A New Guyana
Guyana, like all modern societies, is a rules-based society, that is to say, it is governed by the rule of law. This incidentally is the defining characteristic of all modern societies without which societies could degenerate into what the English philosopher, Thomas Hobbes, described as ‘a state of nature where there is war of all against all’.
Fortunately, societies by and large have evolved over the decades from authoritarian and dictatorial rule to stable democracies even though there are still some societies where there is an almost complete breakdown of laws and constitutional governance.
Take Somalia, for example, which is now considered a failed state. For over two decades that country has been without a central government since the government was overthrown by tribal militias which later fought against each other. For several years in a row, Somalia has been ranked as one of the world’s poorest and most violent countries plagued by warring militias, bandits, warlords and pirates.
Unlike what is being projected by some so-called ‘analysts’, Guyana is not a ‘failed’ state but a country well on the road to economic prosperity. The country has over the past years graduated from a Low Income country to a Middle Income Country, thanks to a significant growth in GDP and a corresponding increase in per capita spending.
It is true that by regional standards we still have some catching up to do. This resulted primarily from the fact that our economy was stultified and retarded for nearly three decades due to bad governance and undemocratic rule which saw us slipping economically further and further away from countries in the region. When the current administration assumed power in 1992, Guyana was one of the highest indebted country in the western hemisphere with debt servicing and repayments consuming the hog of our revenues.

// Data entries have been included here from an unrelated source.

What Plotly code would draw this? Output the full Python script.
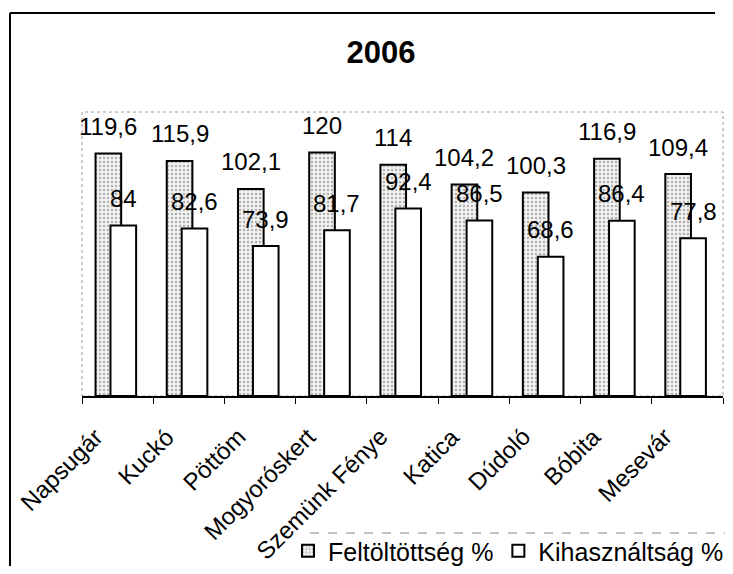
import plotly.graph_objects as go

categories = ["Napsugár", "Kuckó", "Pöttöm", "Mogyoróskert", "Szemünk Fénye",
              "Katica", "Dúdoló", "Bóbita", "Mesevár"]
feltoltottseg = [119.6, 115.9, 102.1, 120, 114, 104.2, 100.3, 116.9, 109.4]
kihasznaltsag = [84, 82.6, 73.9, 81.7, 92.4, 86.5, 68.6, 86.4, 77.8]
label_f = ["119,6", "115,9", "102,1", "120", "114", "104,2", "100,3", "116,9", "109,4"]
label_k = ["84", "82,6", "73,9", "81,7", "92,4", "86,5", "68,6", "86,4", "77,8"]

FONT = "Liberation Sans, Arial, sans-serif"
xs = list(range(len(categories)))
W = 0.36
OFF_F = -0.31
OFF_K = -0.10

# the page body adds an 8px margin; work in reference pixels and shift
PAGE = 8
FW, FH = 733 - PAGE, 574 - 2 * PAGE
L, R, T, B = 82 - PAGE, 723 - PAGE, 112 - PAGE, 396 - PAGE
PW, PH = R - L, B - T

def px(x):
    return (x - PAGE - L) / PW

def py(y):
    return (B - (y - PAGE)) / PH

fig = go.Figure()
fig.add_trace(go.Bar(
    x=xs, y=feltoltottseg, name="Feltöltöttség %",
    width=W, offset=OFF_F,
    marker=dict(color="#f2f2f2",
                pattern=dict(shape=".", fgcolor="#6e6e6e", bgcolor="#f2f2f2",
                             size=4, solidity=0.3),
                line=dict(color="black", width=2)),
))
fig.add_trace(go.Bar(
    x=xs, y=kihasznaltsag, name="Kihasználtság %",
    width=W, offset=OFF_K,
    marker=dict(color="white", line=dict(color="black", width=2)),
))

annotations = []
for i, (v, t) in enumerate(zip(feltoltottseg, label_f)):
    annotations.append(dict(x=i + OFF_F + W / 2, y=v, text=t, showarrow=False,
                            yshift=27, yanchor="middle", xanchor="center",
                            font=dict(family=FONT, size=24, color="black")))
for i, (v, t) in enumerate(zip(kihasznaltsag, label_k)):
    annotations.append(dict(x=i + OFF_K + W / 2, y=v, text=t, showarrow=False,
                            yshift=27, yanchor="middle", xanchor="center",
                            font=dict(family=FONT, size=24, color="black")))
for i, c in enumerate(categories):
    annotations.append(dict(x=i, y=0, text=c, showarrow=False, textangle=-45,
                            xanchor="right", yanchor="top", xshift=-7, yshift=-24,
                            font=dict(family=FONT, size=24, color="black")))

shapes = [
    dict(type="rect", xref="paper", yref="paper", x0=0, y0=0, x1=1, y1=1,
         line=dict(color="#9a9a9a", width=1, dash="dot"), layer="below"),
    dict(type="line", xref="paper", yref="paper", x0=px(10), y0=py(13), x1=px(715), y1=py(13),
         line=dict(color="black", width=2)),
    dict(type="line", xref="paper", yref="paper", x0=px(10), y0=py(13), x1=px(10), y1=py(566),
         line=dict(color="black", width=2)),
    dict(type="line", xref="paper", yref="paper", x0=px(310), y0=py(533), x1=px(731), y1=py(533),
         line=dict(color="#888888", width=1, dash="dash")),
]

fig.update_layout(
    width=FW, height=FH,
    margin=dict(l=L, r=FW - R, t=T, b=FH - B, autoexpand=False),
    paper_bgcolor="white", plot_bgcolor="white",
    barmode="overlay",
    font=dict(family=FONT, color="black"),
    title=dict(text="<b>2006</b>", x=px(381), xref="paper", xanchor="center",
               y=1 - (52 - PAGE) / FH, yanchor="middle",
               font=dict(family=FONT, size=31, color="black")),
    xaxis=dict(range=[-0.5, 8.5], tickmode="array", tickvals=xs, ticktext=categories,
               showticklabels=False, automargin=False,
               ticks="", showgrid=False, zeroline=False,
               showline=True, linecolor="black", linewidth=1.5,
               minor=dict(ticks="outside", tick0=-0.5, dtick=1, ticklen=6,
                          tickcolor="black", showgrid=False)),
    yaxis=dict(range=[0, 140], visible=False, showgrid=False, zeroline=False,
               automargin=False),
    showlegend=True,
    legend=dict(orientation="h", x=px(729), xanchor="right", y=py(551), yanchor="middle",
                font=dict(family=FONT, size=25, color="black"),
                bgcolor="rgba(0,0,0,0)", itemwidth=30, traceorder="normal"),
    annotations=annotations,
    shapes=shapes,
)

fig.write_html("out.html")
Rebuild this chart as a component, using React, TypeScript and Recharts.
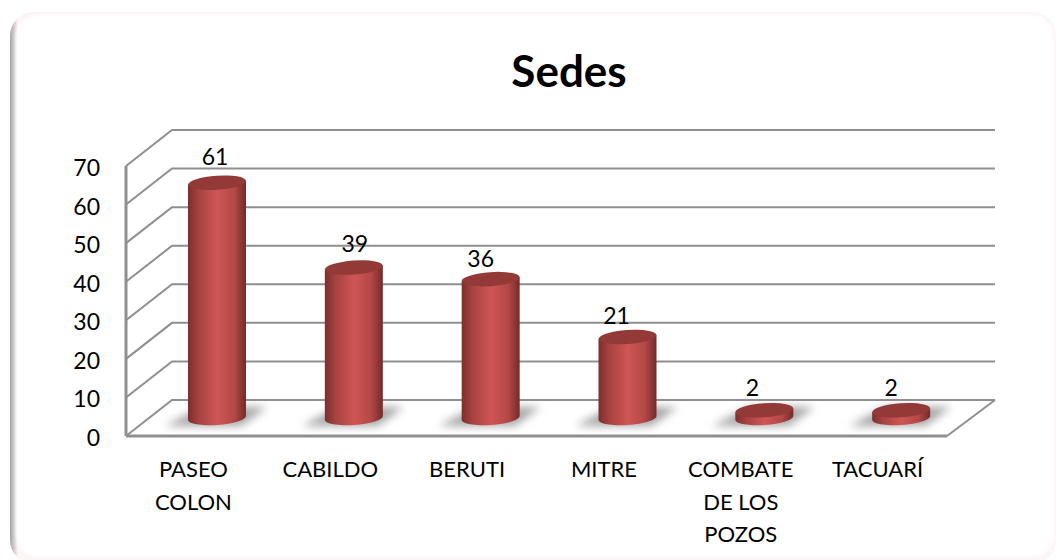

The current administration has not only reduced the debt burden to manageable proportions but also restored and modernized a run-down economy, all within the space of less than two decades.
The stagnation of the economy by the previous PNC administration set into motion other kinds of under performances the most unfortunate of which in my view was the decline in academic standards. We became by the end of the 1980’s, the worst performing country at the CXC/GCE examinations. Our students who in the past were high achievers in local and regional examinations performed at the bottom of the achievement ladder due to no fault on their own but due to a flawed and malfunctioning education system. A vast majority of students who sat the CXC/GCE examinations failed to pass at acceptable pass grades.
Today, our examination results are not only getting better overall but there has also been a much better spread of the results. An analysis of the results would reveal that schools outside of Georgetown are putting out top students. This year, the top CXC student came from Abrams Zuil Secondary on the Essequibo Coast. This is indeed a remarkable performance for which the student, teachers and the school must be congratulated.
Abrams Zuil Secondary until recently was a junior relatively unknown secondary school but with hard work and dedication the school has been transformed from a low performing school to one of the leading secondary school in the country.
Education, like so many other sectors and sub-sectors, can be considered as a success story for the current administration which reversed the spiral of economic and social decline within a relatively short period of time. One only has to look at the proliferation of new housing schemes, the network of new and newly surfaced roads, the large number of new buildings under construction both private and public to get a sense of how far we have progressed as a nation. It is no exaggeration to say that we are experiencing a construction boom which has resulted in a transformation of the physical and social infrastructure of the entire country. What we are seeking in effect is a new Guyana in the making, one in which there is an expansion of political, economic and social space. The body-politic has been transformed to one in which there is higher levels of tolerance among ethnic and cultural groups and appreciation for our cultural diversity.
This is why we have to guard against those elements who are seeking to sow the seeds of division in our society out of narrow partisan ends. These are people who clearly do not have the national interest at heart and must be rejected by all those who cherish a peaceful and progressive Guyana. Guyana belongs to all of its citizens in equal measure and there is no “favoured” ethnic or cultural group as is sometimes argued by some people with political axes to grind.
The people of Guyana, regardless of race or political affiliation want to see progress and development. They want to live in a society in which there is peace and unity. Those who feel or think otherwise have clearly misread the mood and thinking of the overwhelming majority of Guyanese people.